Christopher, is there currently an edict from the publisher that all the books must at least not contradict each other? I'm not talking about continuity between books by the same author, a la Vanguard, but cross all of Trek Lit.
Certainly not. There's no "edict" beyond staying consistent with onscreen Trek. The internovel continuity was the choice of the editors and authors. We do it because it's fun and creatively useful. But those of us who have stories to tell that are incompatible with the novel continuity have also been free to do so. In addition to the Shatner novels (the latest of which contradicted previous ones) and
Crucible, there was the recent
The Children of Kings, which was implicitly an alternate-timeline tale of sorts that didn't quite fit in either the canonical or new-movie continuity; and there was
Troublesome Minds, which doesn't conflict with the main novel continuity but doesn't reference it either.
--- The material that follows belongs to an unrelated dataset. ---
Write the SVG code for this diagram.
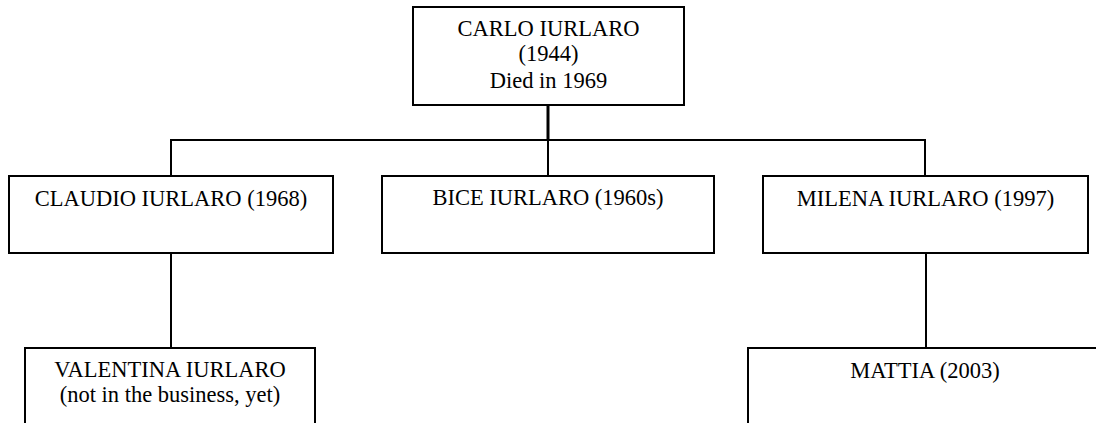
<svg xmlns="http://www.w3.org/2000/svg" width="1096" height="423" viewBox="0 0 1096 423">
<style>
.box{fill:#fff;stroke:#000;stroke-width:2}
.ln{fill:none;stroke:#000;stroke-width:2}
.t{font-family:"Liberation Serif","Times New Roman",serif;font-size:22.5px;fill:#000;text-anchor:middle}
</style>
<rect width="1096" height="423" fill="#fff"/>
<g id="connectors">
<line class="ln" x1="548" y1="105" x2="548" y2="140" style="stroke-width:3"/>
<line class="ln" x1="170" y1="140" x2="926" y2="140"/>
<line class="ln" x1="171" y1="140" x2="171" y2="176"/>
<line class="ln" x1="548" y1="140" x2="548" y2="176"/>
<line class="ln" x1="925" y1="140" x2="925" y2="176"/>
<line class="ln" x1="171" y1="253" x2="171" y2="348"/>
<line class="ln" x1="926" y1="253" x2="926" y2="348"/>
</g>
<g id="carlo">
<rect class="box" x="413" y="7" width="271" height="98"/>
<text class="t" x="548.5" y="36">CARLO IURLARO</text>
<text class="t" x="548.5" y="61">(1944)</text>
<text class="t" x="548.5" y="88">Died in 1969</text>
</g>
<g id="claudio">
<rect class="box" x="9" y="176" width="324" height="77"/>
<text class="t" x="171" y="206">CLAUDIO IURLARO (1968)</text>
</g>
<g id="bice">
<rect class="box" x="382" y="176" width="332" height="77"/>
<text class="t" x="548" y="205">BICE IURLARO (1960s)</text>
</g>
<g id="milena">
<rect class="box" x="763" y="176" width="325" height="77"/>
<text class="t" x="925.5" y="206">MILENA IURLARO (1997)</text>
</g>
<g id="valentina">
<rect class="box" x="25" y="348" width="290" height="90"/>
<text class="t" x="170" y="377">VALENTINA IURLARO</text>
<text class="t" x="170" y="402">(not in the business, yet)</text>
</g>
<g id="mattia">
<rect class="box" x="748" y="348" width="360" height="90"/>
<text class="t" x="925" y="378">MATTIA (2003)</text>
</g>
</svg>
Margaret Clark wasn't around as sole editor long enough to say for sure, but I had the impression that she was trying to move away from the continuity-heavy approach to the books and go back to a stronger emphasis on standalones, or at least achieve more of a balance between the two approaches. So it's a matter of the editors' preference, not some corporate dictate.
For example, is the Typhon Pact something that ALL Trek authors must acknowledge and are constrained by? Is it "book canon" that Riker and Troy are on the Titan, Ezri on the Destiny, etc and anyone wanting to use those characters must use them in that context?
Well, it's
film canon that Riker and Troi are on
Titan, so the books wouldn't be able to ignore that, though there'd be nothing in theory to prevent a book that postulated a different interpretation of the starship
Titan or its crew or that claimed Riker and Troi had moved on to another assignment after the film. The Shatnerverse novels used the books'
Titan crew but offered an incompatible version of that ship's service record.
But there's no such thing as "book canon." There is the main novel continuity that's emerged over the past decade, and naturally any book set in that continuity will be as consistent as it can with the rest (although occasional inconsistencies do occur despite everyone's best intentions). However, not every book has to be set in that continuity.